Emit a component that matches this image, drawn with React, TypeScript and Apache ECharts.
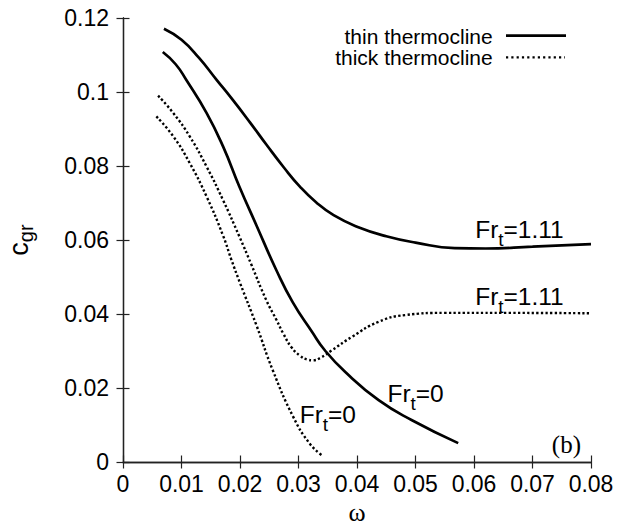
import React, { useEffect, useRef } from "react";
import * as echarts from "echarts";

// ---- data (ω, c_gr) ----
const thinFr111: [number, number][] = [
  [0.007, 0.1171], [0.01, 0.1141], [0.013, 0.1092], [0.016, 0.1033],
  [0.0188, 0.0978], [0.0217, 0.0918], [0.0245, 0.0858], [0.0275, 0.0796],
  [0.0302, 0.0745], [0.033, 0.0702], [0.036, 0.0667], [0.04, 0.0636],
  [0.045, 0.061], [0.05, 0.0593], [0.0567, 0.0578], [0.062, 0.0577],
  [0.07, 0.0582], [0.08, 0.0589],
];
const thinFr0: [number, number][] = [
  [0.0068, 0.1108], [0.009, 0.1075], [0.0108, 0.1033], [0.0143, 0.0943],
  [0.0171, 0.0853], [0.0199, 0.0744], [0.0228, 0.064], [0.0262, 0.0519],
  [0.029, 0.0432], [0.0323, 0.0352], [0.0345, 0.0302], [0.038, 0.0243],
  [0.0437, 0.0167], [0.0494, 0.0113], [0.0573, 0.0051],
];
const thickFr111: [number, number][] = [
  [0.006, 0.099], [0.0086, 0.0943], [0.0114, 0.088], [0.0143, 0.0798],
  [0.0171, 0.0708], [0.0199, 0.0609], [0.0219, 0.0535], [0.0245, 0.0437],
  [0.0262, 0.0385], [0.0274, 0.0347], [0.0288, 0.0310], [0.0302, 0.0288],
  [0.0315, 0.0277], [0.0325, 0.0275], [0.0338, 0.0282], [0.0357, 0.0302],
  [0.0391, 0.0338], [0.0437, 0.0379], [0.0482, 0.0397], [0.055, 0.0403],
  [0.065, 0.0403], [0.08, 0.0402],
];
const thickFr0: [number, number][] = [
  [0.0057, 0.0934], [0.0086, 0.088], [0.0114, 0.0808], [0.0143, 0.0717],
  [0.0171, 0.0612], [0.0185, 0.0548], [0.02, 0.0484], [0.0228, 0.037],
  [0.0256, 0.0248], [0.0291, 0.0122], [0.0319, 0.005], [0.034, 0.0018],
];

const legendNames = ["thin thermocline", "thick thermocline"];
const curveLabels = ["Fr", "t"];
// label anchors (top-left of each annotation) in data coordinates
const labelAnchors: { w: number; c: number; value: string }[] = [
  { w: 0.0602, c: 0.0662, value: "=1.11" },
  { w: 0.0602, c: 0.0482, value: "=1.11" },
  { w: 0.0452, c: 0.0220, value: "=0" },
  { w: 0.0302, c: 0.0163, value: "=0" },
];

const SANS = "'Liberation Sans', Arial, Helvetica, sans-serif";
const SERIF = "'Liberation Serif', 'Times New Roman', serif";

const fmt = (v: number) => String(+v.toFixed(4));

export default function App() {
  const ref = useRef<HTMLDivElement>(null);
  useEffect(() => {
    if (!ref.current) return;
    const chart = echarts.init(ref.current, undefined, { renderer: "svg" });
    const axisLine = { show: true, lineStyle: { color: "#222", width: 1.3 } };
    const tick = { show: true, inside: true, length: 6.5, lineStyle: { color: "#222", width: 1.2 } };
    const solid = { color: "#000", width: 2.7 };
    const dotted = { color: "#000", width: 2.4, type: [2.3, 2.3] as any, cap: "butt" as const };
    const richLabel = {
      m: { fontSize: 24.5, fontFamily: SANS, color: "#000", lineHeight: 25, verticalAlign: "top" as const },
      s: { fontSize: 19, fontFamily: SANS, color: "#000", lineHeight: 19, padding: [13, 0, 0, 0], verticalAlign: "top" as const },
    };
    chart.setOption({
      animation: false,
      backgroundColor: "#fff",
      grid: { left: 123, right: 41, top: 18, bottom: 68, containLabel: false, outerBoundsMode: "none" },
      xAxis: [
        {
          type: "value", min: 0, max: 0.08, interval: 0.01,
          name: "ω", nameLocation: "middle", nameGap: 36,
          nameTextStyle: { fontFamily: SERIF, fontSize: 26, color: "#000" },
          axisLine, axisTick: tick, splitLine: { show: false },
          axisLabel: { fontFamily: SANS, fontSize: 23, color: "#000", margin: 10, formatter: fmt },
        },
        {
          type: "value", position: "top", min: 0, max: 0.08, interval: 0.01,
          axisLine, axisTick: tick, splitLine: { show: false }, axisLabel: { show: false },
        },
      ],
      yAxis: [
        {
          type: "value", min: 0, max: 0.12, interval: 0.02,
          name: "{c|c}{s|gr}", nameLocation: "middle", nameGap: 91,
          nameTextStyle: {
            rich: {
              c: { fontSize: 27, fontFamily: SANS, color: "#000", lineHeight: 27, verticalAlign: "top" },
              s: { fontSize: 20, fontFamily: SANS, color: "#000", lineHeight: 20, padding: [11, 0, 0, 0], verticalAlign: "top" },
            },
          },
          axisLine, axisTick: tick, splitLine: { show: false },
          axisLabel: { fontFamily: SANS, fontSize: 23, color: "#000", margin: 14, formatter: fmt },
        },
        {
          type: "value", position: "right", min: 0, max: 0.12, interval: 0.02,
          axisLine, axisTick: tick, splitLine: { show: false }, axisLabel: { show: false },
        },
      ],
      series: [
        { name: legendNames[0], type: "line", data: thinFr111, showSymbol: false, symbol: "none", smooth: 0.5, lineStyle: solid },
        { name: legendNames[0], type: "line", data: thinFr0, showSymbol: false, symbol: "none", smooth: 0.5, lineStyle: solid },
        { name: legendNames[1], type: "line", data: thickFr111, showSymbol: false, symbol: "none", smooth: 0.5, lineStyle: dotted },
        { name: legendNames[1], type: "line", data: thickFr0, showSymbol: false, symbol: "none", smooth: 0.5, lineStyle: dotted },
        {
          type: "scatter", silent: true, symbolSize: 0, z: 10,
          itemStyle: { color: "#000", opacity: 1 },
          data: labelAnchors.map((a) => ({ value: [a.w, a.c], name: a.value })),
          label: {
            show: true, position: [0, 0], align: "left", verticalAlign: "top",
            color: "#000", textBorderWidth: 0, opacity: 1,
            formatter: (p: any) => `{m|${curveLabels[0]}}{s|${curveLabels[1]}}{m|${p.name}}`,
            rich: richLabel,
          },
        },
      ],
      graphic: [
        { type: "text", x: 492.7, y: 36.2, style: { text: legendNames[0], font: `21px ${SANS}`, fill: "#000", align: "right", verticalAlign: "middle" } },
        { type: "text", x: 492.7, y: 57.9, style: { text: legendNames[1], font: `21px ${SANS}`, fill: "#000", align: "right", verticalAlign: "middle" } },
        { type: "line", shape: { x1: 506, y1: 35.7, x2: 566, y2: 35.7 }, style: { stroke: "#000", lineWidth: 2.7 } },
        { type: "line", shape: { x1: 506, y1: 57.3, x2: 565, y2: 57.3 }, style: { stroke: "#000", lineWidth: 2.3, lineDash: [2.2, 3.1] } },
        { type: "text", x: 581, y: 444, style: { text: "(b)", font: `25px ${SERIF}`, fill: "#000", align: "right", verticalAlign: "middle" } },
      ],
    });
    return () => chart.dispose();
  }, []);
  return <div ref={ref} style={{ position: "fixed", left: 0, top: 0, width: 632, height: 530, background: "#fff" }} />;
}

|---|

Keep the pictures out of the copy and return the rest of the data above exactly.

Emit a component that matches this image, drawn with React, TypeScript and Apache ECharts.
import React, { useEffect, useRef } from "react";
import * as echarts from "echarts";

// ---- data (ω, c_gr) ----
const thinFr111: [number, number][] = [
  [0.007, 0.1171], [0.01, 0.1141], [0.013, 0.1092], [0.016, 0.1033],
  [0.0188, 0.0978], [0.0217, 0.0918], [0.0245, 0.0858], [0.0275, 0.0796],
  [0.0302, 0.0745], [0.033, 0.0702], [0.036, 0.0667], [0.04, 0.0636],
  [0.045, 0.061], [0.05, 0.0593], [0.0567, 0.0578], [0.062, 0.0577],
  [0.07, 0.0582], [0.08, 0.0589],
];
const thinFr0: [number, number][] = [
  [0.0068, 0.1108], [0.009, 0.1075], [0.0108, 0.1033], [0.0143, 0.0943],
  [0.0171, 0.0853], [0.0199, 0.0744], [0.0228, 0.064], [0.0262, 0.0519],
  [0.029, 0.0432], [0.0323, 0.0352], [0.0345, 0.0302], [0.038, 0.0243],
  [0.0437, 0.0167], [0.0494, 0.0113], [0.0573, 0.0051],
];
const thickFr111: [number, number][] = [
  [0.006, 0.099], [0.0086, 0.0943], [0.0114, 0.088], [0.0143, 0.0798],
  [0.0171, 0.0708], [0.0199, 0.0609], [0.0219, 0.0535], [0.0245, 0.0437],
  [0.0262, 0.0385], [0.0274, 0.0347], [0.0288, 0.0310], [0.0302, 0.0288],
  [0.0315, 0.0277], [0.0325, 0.0275], [0.0338, 0.0282], [0.0357, 0.0302],
  [0.0391, 0.0338], [0.0437, 0.0379], [0.0482, 0.0397], [0.055, 0.0403],
  [0.065, 0.0403], [0.08, 0.0402],
];
const thickFr0: [number, number][] = [
  [0.0057, 0.0934], [0.0086, 0.088], [0.0114, 0.0808], [0.0143, 0.0717],
  [0.0171, 0.0612], [0.0185, 0.0548], [0.02, 0.0484], [0.0228, 0.037],
  [0.0256, 0.0248], [0.0291, 0.0122], [0.0319, 0.005], [0.034, 0.0018],
];

const legendNames = ["thin thermocline", "thick thermocline"];
const curveLabels = ["Fr", "t"];
// label anchors (top-left of each annotation) in data coordinates
const labelAnchors: { w: number; c: number; value: string }[] = [
  { w: 0.0602, c: 0.0662, value: "=1.11" },
  { w: 0.0602, c: 0.0482, value: "=1.11" },
  { w: 0.0452, c: 0.0220, value: "=0" },
  { w: 0.0302, c: 0.0163, value: "=0" },
];

const SANS = "'Liberation Sans', Arial, Helvetica, sans-serif";
const SERIF = "'Liberation Serif', 'Times New Roman', serif";

const fmt = (v: number) => String(+v.toFixed(4));

export default function App() {
  const ref = useRef<HTMLDivElement>(null);
  useEffect(() => {
    if (!ref.current) return;
    const chart = echarts.init(ref.current, undefined, { renderer: "svg" });
    const axisLine = { show: true, lineStyle: { color: "#222", width: 1.3 } };
    const tick = { show: true, inside: true, length: 6.5, lineStyle: { color: "#222", width: 1.2 } };
    const solid = { color: "#000", width: 2.7 };
    const dotted = { color: "#000", width: 2.4, type: [2.3, 2.3] as any, cap: "butt" as const };
    const richLabel = {
      m: { fontSize: 24.5, fontFamily: SANS, color: "#000", lineHeight: 25, verticalAlign: "top" as const },
      s: { fontSize: 19, fontFamily: SANS, color: "#000", lineHeight: 19, padding: [13, 0, 0, 0], verticalAlign: "top" as const },
    };
    chart.setOption({
      animation: false,
      backgroundColor: "#fff",
      grid: { left: 123, right: 41, top: 18, bottom: 68, containLabel: false, outerBoundsMode: "none" },
      xAxis: [
        {
          type: "value", min: 0, max: 0.08, interval: 0.01,
          name: "ω", nameLocation: "middle", nameGap: 36,
          nameTextStyle: { fontFamily: SERIF, fontSize: 26, color: "#000" },
          axisLine, axisTick: tick, splitLine: { show: false },
          axisLabel: { fontFamily: SANS, fontSize: 23, color: "#000", margin: 10, formatter: fmt },
        },
        {
          type: "value", position: "top", min: 0, max: 0.08, interval: 0.01,
          axisLine, axisTick: tick, splitLine: { show: false }, axisLabel: { show: false },
        },
      ],
      yAxis: [
        {
          type: "value", min: 0, max: 0.12, interval: 0.02,
          name: "{c|c}{s|gr}", nameLocation: "middle", nameGap: 91,
          nameTextStyle: {
            rich: {
              c: { fontSize: 27, fontFamily: SANS, color: "#000", lineHeight: 27, verticalAlign: "top" },
              s: { fontSize: 20, fontFamily: SANS, color: "#000", lineHeight: 20, padding: [11, 0, 0, 0], verticalAlign: "top" },
            },
          },
          axisLine, axisTick: tick, splitLine: { show: false },
          axisLabel: { fontFamily: SANS, fontSize: 23, color: "#000", margin: 14, formatter: fmt },
        },
        {
          type: "value", position: "right", min: 0, max: 0.12, interval: 0.02,
          axisLine, axisTick: tick, splitLine: { show: false }, axisLabel: { show: false },
        },
      ],
      series: [
        { name: legendNames[0], type: "line", data: thinFr111, showSymbol: false, symbol: "none", smooth: 0.5, lineStyle: solid },
        { name: legendNames[0], type: "line", data: thinFr0, showSymbol: false, symbol: "none", smooth: 0.5, lineStyle: solid },
        { name: legendNames[1], type: "line", data: thickFr111, showSymbol: false, symbol: "none", smooth: 0.5, lineStyle: dotted },
        { name: legendNames[1], type: "line", data: thickFr0, showSymbol: false, symbol: "none", smooth: 0.5, lineStyle: dotted },
        {
          type: "scatter", silent: true, symbolSize: 0, z: 10,
          itemStyle: { color: "#000", opacity: 1 },
          data: labelAnchors.map((a) => ({ value: [a.w, a.c], name: a.value })),
          label: {
            show: true, position: [0, 0], align: "left", verticalAlign: "top",
            color: "#000", textBorderWidth: 0, opacity: 1,
            formatter: (p: any) => `{m|${curveLabels[0]}}{s|${curveLabels[1]}}{m|${p.name}}`,
            rich: richLabel,
          },
        },
      ],
      graphic: [
        { type: "text", x: 492.7, y: 36.2, style: { text: legendNames[0], font: `21px ${SANS}`, fill: "#000", align: "right", verticalAlign: "middle" } },
        { type: "text", x: 492.7, y: 57.9, style: { text: legendNames[1], font: `21px ${SANS}`, fill: "#000", align: "right", verticalAlign: "middle" } },
        { type: "line", shape: { x1: 506, y1: 35.7, x2: 566, y2: 35.7 }, style: { stroke: "#000", lineWidth: 2.7 } },
        { type: "line", shape: { x1: 506, y1: 57.3, x2: 565, y2: 57.3 }, style: { stroke: "#000", lineWidth: 2.3, lineDash: [2.2, 3.1] } },
        { type: "text", x: 581, y: 444, style: { text: "(b)", font: `25px ${SERIF}`, fill: "#000", align: "right", verticalAlign: "middle" } },
      ],
    });
    return () => chart.dispose();
  }, []);
  return <div ref={ref} style={{ position: "fixed", left: 0, top: 0, width: 632, height: 530, background: "#fff" }} />;
}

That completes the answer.